The subject was Michael Vick -- specifically, his small, puzzling and unsuccessful role in last week's win. Marty Mornhinweg tried to diffuse a pointed question with humor.
"You didn't like that?" the New York Jets' offensive coordinator asked a reporter Thursday, feigning incredulity.
No, there wasn't much to like.
I really disagree here. People look to the Tebow experiment as the main case study for the negativity surrounding the plays. I don't think it should be a big part of the game, but when you have an athlete like Michael Vick, then that opens up a World of opportunity.
Had Vick been more accurate with his throw, and usually he is, Decker would have had an easy touchdown. When Vick swings around and takes the ball you instantly have to respect his arm and his leg. If you see CJ in the backfield, you're expecting a little wildcat (or whatever it's called with CJ), then when it's pitched to Vick, you're whole defensive philosophy changes for that specific play.
Had he have found Decker in the endzone for that score, I think we are all raving about the new wrinkle in our offense. One bad play a system does not make. I fully expect us to keep running certain trick plays with Vick and while it may only be 2-3 plays a game (I agree with that), it will be successful at some point this season. We could see him as a runner, a receiver and a QB in a similar mold to how Brad Smith was used several years ago.
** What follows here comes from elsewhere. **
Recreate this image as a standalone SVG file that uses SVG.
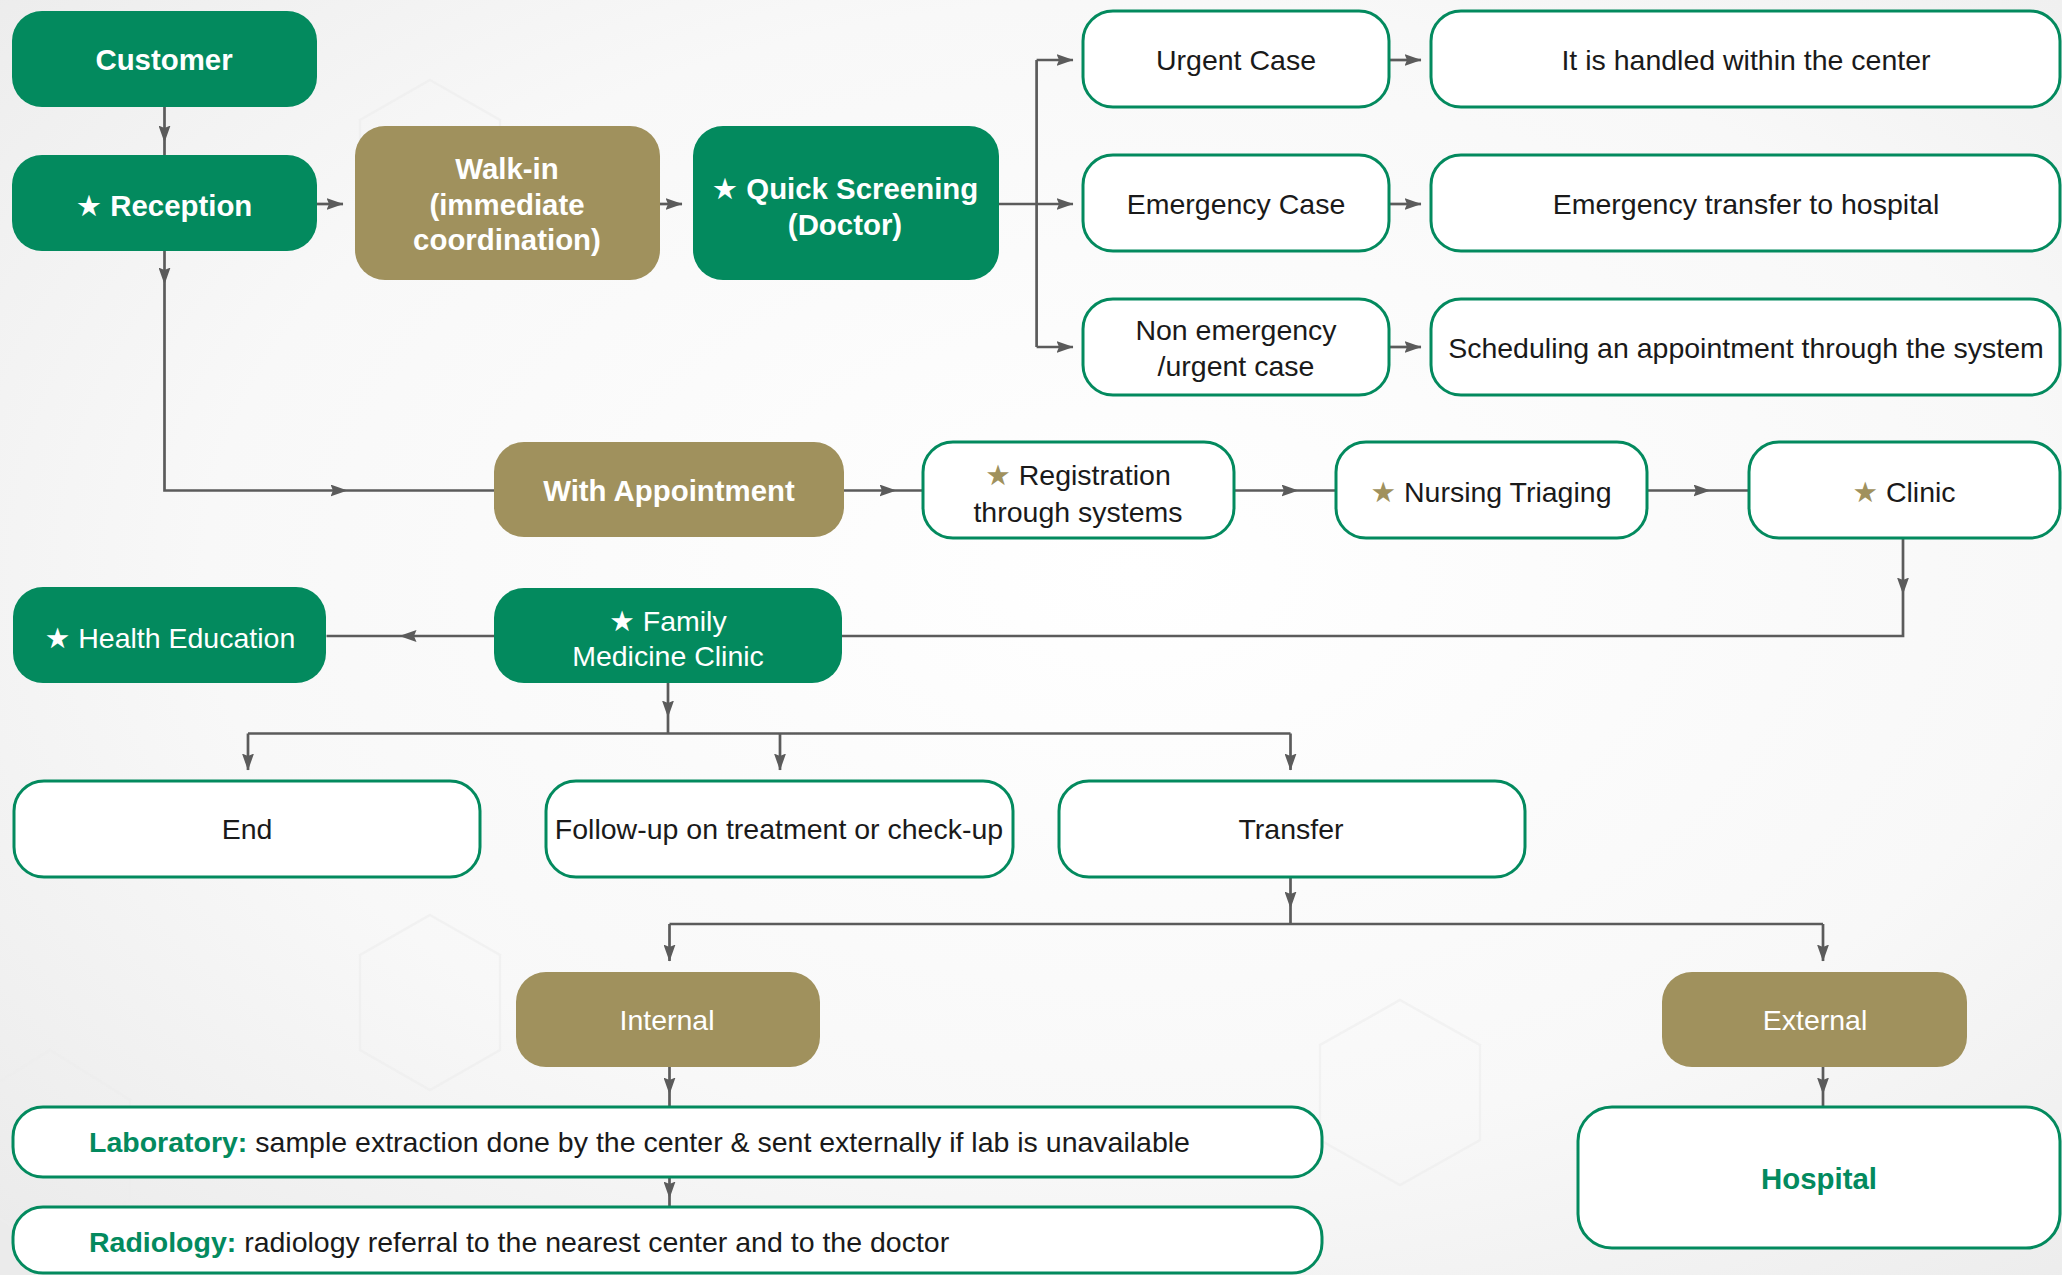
<svg xmlns="http://www.w3.org/2000/svg" width="2062" height="1275" viewBox="0 0 2062 1275">
<defs>
<radialGradient id="bg" cx="0.55" cy="0.45" r="0.75">
<stop offset="0" stop-color="#ffffff"/>
<stop offset="0.6" stop-color="#f8f8f8"/>
<stop offset="1" stop-color="#ebebeb"/>
</radialGradient>
<marker id="ah" viewBox="0 0 17 12" refX="16.5" refY="6" markerWidth="17" markerHeight="12" markerUnits="userSpaceOnUse" orient="auto">
<path d="M0 0 L17 6 L0 12 L2.5 6 Z" fill="#5b5b5b"/>
</marker>
<style>
.g{fill:#038A5E}
.k{fill:#A0915D}
.w{fill:#ffffff;stroke:#038A5E;stroke-width:3}
.tb{font-family:"Liberation Sans","DejaVu Sans",sans-serif;font-weight:bold;font-size:29.4px;fill:#ffffff;text-anchor:middle;dominant-baseline:central}
.tw{font-family:"Liberation Sans","DejaVu Sans",sans-serif;font-size:28.5px;fill:#ffffff;text-anchor:middle;dominant-baseline:central}
.t{font-family:"Liberation Sans","DejaVu Sans",sans-serif;font-size:28.5px;fill:#1a1a1a;text-anchor:middle;dominant-baseline:central}
.tl{font-family:"Liberation Sans","DejaVu Sans",sans-serif;font-size:28.5px;fill:#1a1a1a;dominant-baseline:central}
.bgr{font-weight:bold;fill:#038A5E}
.st{fill:#A0915D}
.c{fill:none;stroke:#5b5b5b;stroke-width:2.7;marker-end:url(#ah)}
.hex{fill:none;stroke:#ececec;stroke-width:2.5}
</style>
</defs>
<rect width="2062" height="1275" fill="url(#bg)"/>
<g opacity="0.6">
<polygon class="hex" points="430,80 500,120 500,200 430,240 360,200 360,120"/>
<polygon class="hex" points="430,915 500,955 500,1050 430,1090 360,1050 360,955"/>
<polygon class="hex" points="50,1050 130,1100 130,1200 50,1250 -30,1200 -30,1100"/>
<polygon class="hex" points="1400,1000 1480,1045 1480,1140 1400,1185 1320,1140 1320,1045"/>
</g>

<g id="connectors">
<path class="c" d="M164.5 155 V142 M164.5 107 V142"/>
<path class="c" d="M317 204 H343"/>
<path class="c" d="M660 204 H682"/>
<path class="c" d="M998.5 204 H1036.6 M1036.6 60 V347 M1036.6 60 H1073"/>
<path class="c" d="M1036.6 204 H1073"/>
<path class="c" d="M1036.6 347 H1073"/>
<path class="c" d="M1389 60 H1421"/>
<path class="c" d="M1389 204 H1421"/>
<path class="c" d="M1389 347 H1421"/>
<path class="c" d="M164.5 251 V284"/>
<path class="c" d="M164.5 284 V490.5 H494 M164.5 490.5 H347"/>
<path class="c" d="M896 490.5 H922 M844 490.5 H896"/>
<path class="c" d="M1298 490.5 H1336 M1234 490.5 H1298"/>
<path class="c" d="M1710 490.5 H1749 M1647 490.5 H1710"/>
<path class="c" d="M1903 594 V636 H842 M1903 538 V594"/>
<path class="c" d="M494 636 H400 H326.5 M494 636 H400"/>
<path class="c" d="M668 717 V733.5 M668 683 V717"/>
<path class="c" d="M248 733.5 H1290.5 M248 733.5 V770"/>
<path class="c" d="M780 733.5 V770"/>
<path class="c" d="M1290.5 733.5 V770"/>
<path class="c" d="M1290.5 908 V924 M1290.5 877 V908"/>
<path class="c" d="M669.5 924 H1823 M669.5 924 V961"/>
<path class="c" d="M1823 924 V961"/>
<path class="c" d="M669.5 1094 V1106 M669.5 1067 V1094"/>
<path class="c" d="M669.5 1198 V1206 M669.5 1177 V1198"/>
<path class="c" d="M1823 1094 V1106 M1823 1067 V1094"/>
</g>

<g id="customer"><rect class="g" x="12" y="11" width="305" height="96" rx="30"/><text class="tb" x="164" y="59">Customer</text></g>
<g id="reception"><rect class="g" x="12" y="155" width="305" height="96" rx="30"/><text class="tb" x="164" y="205">★ Reception</text></g>
<g id="walkin"><rect class="k" x="355" y="126" width="305" height="154" rx="30"/><text class="tb" x="507" y="168">Walk-in</text><text class="tb" x="507" y="204">(immediate</text><text class="tb" x="507" y="239">coordination)</text></g>
<g id="quick"><rect class="g" x="693" y="126" width="306" height="154" rx="30"/><text class="tb" x="845" y="188">★ Quick Screening</text><text class="tb" x="845" y="224">(Doctor)</text></g>

<g id="urgent"><rect class="w" x="1083" y="11" width="306" height="96" rx="30"/><text class="t" x="1236" y="60">Urgent Case</text></g>
<g id="emergency"><rect class="w" x="1083" y="155" width="306" height="96" rx="30"/><text class="t" x="1236" y="204">Emergency Case</text></g>
<g id="nonemergency"><rect class="w" x="1083" y="299" width="306" height="96" rx="30"/><text class="t" x="1236" y="330">Non emergency</text><text class="t" x="1236" y="366">/urgent case</text></g>
<g id="handled"><rect class="w" x="1431" y="11" width="629" height="96" rx="30"/><text class="t" x="1746" y="60">It is handled within the center</text></g>
<g id="transferhospital"><rect class="w" x="1431" y="155" width="629" height="96" rx="30"/><text class="t" x="1746" y="204">Emergency transfer to hospital</text></g>
<g id="scheduling"><rect class="w" x="1431" y="299" width="629" height="96" rx="30"/><text class="t" x="1746" y="348">Scheduling an appointment through the system</text></g>

<g id="withappointment"><rect class="k" x="494" y="442" width="350" height="95" rx="30"/><text class="tb" x="669" y="490">With Appointment</text></g>
<g id="registration"><rect class="w" x="923" y="442" width="311" height="96" rx="30"/><text class="t" x="1078" y="475"><tspan class="st">★</tspan> Registration</text><text class="t" x="1078" y="512">through systems</text></g>
<g id="nursing"><rect class="w" x="1336" y="442" width="311" height="96" rx="30"/><text class="t" x="1491" y="492"><tspan class="st">★</tspan> Nursing Triaging</text></g>
<g id="clinic"><rect class="w" x="1749" y="442" width="311" height="96" rx="30"/><text class="t" x="1904" y="492"><tspan class="st">★</tspan> Clinic</text></g>

<g id="healtheducation"><rect class="g" x="13" y="587" width="313" height="96" rx="30"/><text class="tw" x="170" y="638">★ Health Education</text></g>
<g id="familymedicine"><rect class="g" x="494" y="588" width="348" height="95" rx="30"/><text class="tw" x="668" y="621">★ Family</text><text class="tw" x="668" y="656">Medicine Clinic</text></g>

<g id="end"><rect class="w" x="14" y="781" width="466" height="96" rx="30"/><text class="t" x="247" y="829">End</text></g>
<g id="followup"><rect class="w" x="546" y="781" width="467" height="96" rx="30"/><text class="t" x="779" y="829">Follow-up on treatment or check-up</text></g>
<g id="transfer"><rect class="w" x="1059" y="781" width="466" height="96" rx="30"/><text class="t" x="1291" y="829">Transfer</text></g>

<g id="internal"><rect class="k" x="516" y="972" width="304" height="95" rx="30"/><text class="tw" x="667" y="1020">Internal</text></g>
<g id="external"><rect class="k" x="1662" y="972" width="305" height="95" rx="30"/><text class="tw" x="1815" y="1020">External</text></g>

<g id="laboratory"><rect class="w" x="13" y="1107" width="1309" height="70" rx="30"/><text class="tl" x="89" y="1142"><tspan class="bgr">Laboratory:</tspan> sample extraction done by the center &amp; sent externally if lab is unavailable</text></g>
<g id="radiology"><rect class="w" x="13" y="1207" width="1309" height="66" rx="30"/><text class="tl" x="89" y="1242"><tspan class="bgr">Radiology:</tspan> radiology referral to the nearest center and to the doctor</text></g>
<g id="hospital"><rect class="w" x="1578" y="1107" width="482" height="141" rx="34"/><text class="t bgr" x="1819" y="1178" style="font-size:29.4px">Hospital</text></g>
</svg>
I saw a lot I liked about the play that resulted in an incomplete pass, mainly the way the defense looked clueless as to how to defend it. I'll leave this article in the words of our offensive coordinator Marty:
"There are some great positives of utilizing a man like Mike Vick because he's so skilled, and it creates some things for you certainly during a game and in the future," he said. "That's all I'm going to say about the thought process."